**What is being asked**
Among the entries below, one stretch runs from the line that contains "What matplotlib code" through the line that contains "lw=1, ms=6, label='Charge')". Repeat that stretch exactly, ends included, and only that.
---------- Records shown
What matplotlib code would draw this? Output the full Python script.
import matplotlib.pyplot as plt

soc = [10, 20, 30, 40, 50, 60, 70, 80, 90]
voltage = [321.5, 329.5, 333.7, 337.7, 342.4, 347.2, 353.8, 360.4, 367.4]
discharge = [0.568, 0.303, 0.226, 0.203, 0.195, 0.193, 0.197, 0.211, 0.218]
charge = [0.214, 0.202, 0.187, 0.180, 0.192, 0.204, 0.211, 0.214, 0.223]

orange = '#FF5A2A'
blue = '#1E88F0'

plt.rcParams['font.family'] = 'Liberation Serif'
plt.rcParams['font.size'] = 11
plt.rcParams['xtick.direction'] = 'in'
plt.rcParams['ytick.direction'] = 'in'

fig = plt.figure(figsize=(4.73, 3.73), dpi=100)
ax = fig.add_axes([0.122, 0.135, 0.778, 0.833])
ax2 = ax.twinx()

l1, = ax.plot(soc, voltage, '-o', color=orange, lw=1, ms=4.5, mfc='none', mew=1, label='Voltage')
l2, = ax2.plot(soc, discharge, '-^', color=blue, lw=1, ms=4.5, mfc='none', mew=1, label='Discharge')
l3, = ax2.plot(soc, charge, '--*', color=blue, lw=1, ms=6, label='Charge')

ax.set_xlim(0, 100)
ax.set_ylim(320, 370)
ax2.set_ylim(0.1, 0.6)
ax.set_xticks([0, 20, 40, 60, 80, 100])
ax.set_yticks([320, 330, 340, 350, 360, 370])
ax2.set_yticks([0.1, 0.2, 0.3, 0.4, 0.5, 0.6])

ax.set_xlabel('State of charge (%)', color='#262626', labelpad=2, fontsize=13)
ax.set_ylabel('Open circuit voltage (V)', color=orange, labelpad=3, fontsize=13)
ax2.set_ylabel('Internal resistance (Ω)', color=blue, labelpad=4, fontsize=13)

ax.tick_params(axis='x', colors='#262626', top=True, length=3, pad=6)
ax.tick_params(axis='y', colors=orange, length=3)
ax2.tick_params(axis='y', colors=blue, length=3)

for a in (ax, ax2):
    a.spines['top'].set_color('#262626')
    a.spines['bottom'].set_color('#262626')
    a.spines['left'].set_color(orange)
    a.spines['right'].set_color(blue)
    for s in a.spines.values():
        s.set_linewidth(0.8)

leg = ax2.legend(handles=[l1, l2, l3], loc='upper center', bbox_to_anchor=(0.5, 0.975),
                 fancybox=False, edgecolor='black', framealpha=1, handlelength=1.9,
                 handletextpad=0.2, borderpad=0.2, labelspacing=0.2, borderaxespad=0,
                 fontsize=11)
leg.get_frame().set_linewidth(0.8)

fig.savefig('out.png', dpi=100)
--------------------
---------- Records shown
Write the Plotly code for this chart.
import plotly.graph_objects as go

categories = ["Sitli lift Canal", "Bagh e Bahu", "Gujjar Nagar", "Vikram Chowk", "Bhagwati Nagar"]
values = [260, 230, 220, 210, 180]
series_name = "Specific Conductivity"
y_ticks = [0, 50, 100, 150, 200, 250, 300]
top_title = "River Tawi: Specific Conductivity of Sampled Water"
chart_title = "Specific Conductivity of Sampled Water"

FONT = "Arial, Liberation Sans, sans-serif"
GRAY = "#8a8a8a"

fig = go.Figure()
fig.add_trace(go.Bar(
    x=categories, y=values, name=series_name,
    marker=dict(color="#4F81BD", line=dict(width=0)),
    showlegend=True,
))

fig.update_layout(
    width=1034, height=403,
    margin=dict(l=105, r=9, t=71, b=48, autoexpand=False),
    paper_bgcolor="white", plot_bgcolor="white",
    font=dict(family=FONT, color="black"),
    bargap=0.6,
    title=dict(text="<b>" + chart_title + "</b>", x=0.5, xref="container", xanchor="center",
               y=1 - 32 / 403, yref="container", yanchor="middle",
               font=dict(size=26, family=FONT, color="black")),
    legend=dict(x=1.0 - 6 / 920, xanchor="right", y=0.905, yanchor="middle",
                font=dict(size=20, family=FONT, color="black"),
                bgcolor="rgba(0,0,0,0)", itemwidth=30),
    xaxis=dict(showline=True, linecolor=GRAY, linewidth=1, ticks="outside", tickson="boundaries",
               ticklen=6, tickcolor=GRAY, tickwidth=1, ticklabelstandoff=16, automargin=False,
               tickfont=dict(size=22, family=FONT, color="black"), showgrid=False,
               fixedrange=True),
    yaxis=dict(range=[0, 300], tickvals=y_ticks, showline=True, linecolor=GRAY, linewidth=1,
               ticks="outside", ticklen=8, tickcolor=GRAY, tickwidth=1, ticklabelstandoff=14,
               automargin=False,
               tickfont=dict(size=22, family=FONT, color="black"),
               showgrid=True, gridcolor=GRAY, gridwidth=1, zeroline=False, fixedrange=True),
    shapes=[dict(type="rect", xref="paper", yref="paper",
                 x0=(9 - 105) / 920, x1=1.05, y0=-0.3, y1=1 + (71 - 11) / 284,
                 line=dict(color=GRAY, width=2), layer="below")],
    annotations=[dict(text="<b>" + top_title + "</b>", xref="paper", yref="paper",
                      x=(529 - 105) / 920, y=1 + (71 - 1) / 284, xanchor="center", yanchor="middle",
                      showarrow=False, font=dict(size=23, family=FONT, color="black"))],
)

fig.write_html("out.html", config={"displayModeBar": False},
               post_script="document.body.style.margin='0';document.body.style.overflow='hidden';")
--------------------
---------- Records shown
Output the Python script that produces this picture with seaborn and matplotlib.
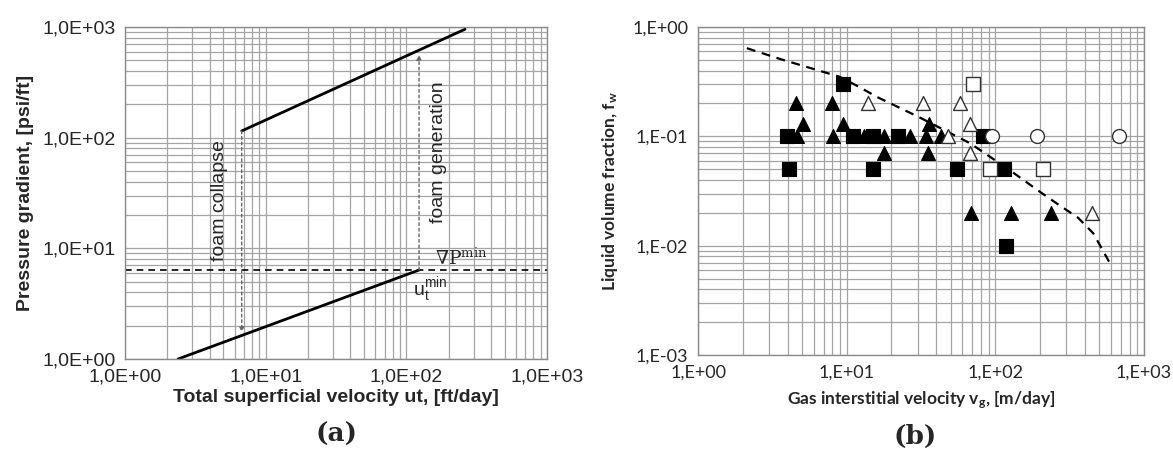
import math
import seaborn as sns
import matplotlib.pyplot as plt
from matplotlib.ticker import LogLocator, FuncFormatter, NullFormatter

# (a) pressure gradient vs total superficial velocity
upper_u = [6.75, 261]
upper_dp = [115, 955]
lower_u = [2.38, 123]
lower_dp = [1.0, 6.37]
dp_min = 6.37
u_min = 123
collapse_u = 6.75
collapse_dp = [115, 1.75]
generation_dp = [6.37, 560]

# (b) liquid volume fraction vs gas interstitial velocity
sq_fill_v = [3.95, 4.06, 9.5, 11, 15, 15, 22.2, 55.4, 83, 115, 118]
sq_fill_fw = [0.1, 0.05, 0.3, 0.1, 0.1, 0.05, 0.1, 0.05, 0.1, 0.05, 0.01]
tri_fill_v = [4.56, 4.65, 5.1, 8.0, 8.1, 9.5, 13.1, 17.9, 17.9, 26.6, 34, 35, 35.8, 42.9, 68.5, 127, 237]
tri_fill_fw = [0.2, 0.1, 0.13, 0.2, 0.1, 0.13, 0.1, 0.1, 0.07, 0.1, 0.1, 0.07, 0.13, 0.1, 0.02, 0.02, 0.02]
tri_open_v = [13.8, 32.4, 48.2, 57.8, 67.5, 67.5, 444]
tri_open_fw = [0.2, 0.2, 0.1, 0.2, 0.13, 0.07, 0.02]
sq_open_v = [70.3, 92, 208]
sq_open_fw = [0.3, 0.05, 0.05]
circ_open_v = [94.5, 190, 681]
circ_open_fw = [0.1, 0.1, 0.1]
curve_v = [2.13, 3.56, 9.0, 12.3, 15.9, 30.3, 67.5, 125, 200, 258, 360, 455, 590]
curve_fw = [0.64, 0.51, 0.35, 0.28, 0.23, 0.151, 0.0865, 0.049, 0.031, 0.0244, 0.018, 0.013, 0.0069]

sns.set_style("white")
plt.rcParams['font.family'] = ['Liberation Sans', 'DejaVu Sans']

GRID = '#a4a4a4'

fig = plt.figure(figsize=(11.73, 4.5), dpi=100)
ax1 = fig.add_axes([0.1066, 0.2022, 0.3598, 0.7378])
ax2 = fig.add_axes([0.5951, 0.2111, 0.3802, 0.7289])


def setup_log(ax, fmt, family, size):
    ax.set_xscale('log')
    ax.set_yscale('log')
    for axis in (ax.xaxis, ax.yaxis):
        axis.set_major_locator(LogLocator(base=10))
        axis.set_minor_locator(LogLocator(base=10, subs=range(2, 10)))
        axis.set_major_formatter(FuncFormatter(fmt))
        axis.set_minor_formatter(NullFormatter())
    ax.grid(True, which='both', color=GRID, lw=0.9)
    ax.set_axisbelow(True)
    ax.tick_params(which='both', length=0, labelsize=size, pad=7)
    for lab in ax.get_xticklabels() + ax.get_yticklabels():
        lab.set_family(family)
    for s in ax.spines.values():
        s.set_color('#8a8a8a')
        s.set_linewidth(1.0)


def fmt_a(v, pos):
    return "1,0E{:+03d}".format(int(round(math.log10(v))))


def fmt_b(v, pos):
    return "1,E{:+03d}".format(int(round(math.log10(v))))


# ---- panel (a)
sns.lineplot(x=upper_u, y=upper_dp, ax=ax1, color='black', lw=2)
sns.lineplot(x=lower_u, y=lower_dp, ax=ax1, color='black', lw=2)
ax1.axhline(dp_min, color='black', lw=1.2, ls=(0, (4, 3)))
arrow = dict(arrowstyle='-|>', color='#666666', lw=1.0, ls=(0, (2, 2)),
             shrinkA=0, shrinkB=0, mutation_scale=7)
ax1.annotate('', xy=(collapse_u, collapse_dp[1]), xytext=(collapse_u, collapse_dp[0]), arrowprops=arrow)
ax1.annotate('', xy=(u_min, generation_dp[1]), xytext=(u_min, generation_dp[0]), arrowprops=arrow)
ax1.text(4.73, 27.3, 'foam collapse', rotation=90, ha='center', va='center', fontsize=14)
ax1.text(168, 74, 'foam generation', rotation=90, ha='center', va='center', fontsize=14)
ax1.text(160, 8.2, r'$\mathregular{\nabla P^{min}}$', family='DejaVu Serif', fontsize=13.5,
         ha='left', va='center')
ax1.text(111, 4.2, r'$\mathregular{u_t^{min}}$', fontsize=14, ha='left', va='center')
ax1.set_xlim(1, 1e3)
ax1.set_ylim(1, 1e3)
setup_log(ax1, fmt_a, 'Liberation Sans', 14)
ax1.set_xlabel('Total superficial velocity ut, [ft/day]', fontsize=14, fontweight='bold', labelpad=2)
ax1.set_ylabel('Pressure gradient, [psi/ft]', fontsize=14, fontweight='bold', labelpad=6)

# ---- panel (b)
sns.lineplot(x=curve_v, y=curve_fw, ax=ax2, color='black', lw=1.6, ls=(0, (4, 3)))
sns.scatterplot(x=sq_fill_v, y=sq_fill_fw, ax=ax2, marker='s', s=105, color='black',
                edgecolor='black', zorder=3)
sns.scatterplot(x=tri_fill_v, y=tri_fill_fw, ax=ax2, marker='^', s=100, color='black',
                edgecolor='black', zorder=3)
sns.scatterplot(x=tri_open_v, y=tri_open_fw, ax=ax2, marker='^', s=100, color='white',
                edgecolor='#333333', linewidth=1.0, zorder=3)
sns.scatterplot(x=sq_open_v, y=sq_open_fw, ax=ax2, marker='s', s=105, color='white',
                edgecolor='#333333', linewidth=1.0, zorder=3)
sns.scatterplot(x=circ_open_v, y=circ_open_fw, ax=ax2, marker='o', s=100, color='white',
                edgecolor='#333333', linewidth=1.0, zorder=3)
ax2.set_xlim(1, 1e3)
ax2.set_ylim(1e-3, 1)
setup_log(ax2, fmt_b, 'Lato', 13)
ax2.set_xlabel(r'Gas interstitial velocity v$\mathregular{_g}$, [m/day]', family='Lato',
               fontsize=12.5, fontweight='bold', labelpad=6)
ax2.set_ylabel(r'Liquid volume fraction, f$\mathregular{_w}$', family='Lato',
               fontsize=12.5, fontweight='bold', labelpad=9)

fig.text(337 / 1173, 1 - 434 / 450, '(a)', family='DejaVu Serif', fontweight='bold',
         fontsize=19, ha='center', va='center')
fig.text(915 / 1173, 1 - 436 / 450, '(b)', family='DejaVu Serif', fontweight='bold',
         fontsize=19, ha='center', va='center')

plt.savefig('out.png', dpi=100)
--------------------
**Exercise answer**
What matplotlib code would draw this? Output the full Python script.
import matplotlib.pyplot as plt

soc = [10, 20, 30, 40, 50, 60, 70, 80, 90]
voltage = [321.5, 329.5, 333.7, 337.7, 342.4, 347.2, 353.8, 360.4, 367.4]
discharge = [0.568, 0.303, 0.226, 0.203, 0.195, 0.193, 0.197, 0.211, 0.218]
charge = [0.214, 0.202, 0.187, 0.180, 0.192, 0.204, 0.211, 0.214, 0.223]

orange = '#FF5A2A'
blue = '#1E88F0'

plt.rcParams['font.family'] = 'Liberation Serif'
plt.rcParams['font.size'] = 11
plt.rcParams['xtick.direction'] = 'in'
plt.rcParams['ytick.direction'] = 'in'

fig = plt.figure(figsize=(4.73, 3.73), dpi=100)
ax = fig.add_axes([0.122, 0.135, 0.778, 0.833])
ax2 = ax.twinx()

l1, = ax.plot(soc, voltage, '-o', color=orange, lw=1, ms=4.5, mfc='none', mew=1, label='Voltage')
l2, = ax2.plot(soc, discharge, '-^', color=blue, lw=1, ms=4.5, mfc='none', mew=1, label='Discharge')
l3, = ax2.plot(soc, charge, '--*', color=blue, lw=1, ms=6, label='Charge')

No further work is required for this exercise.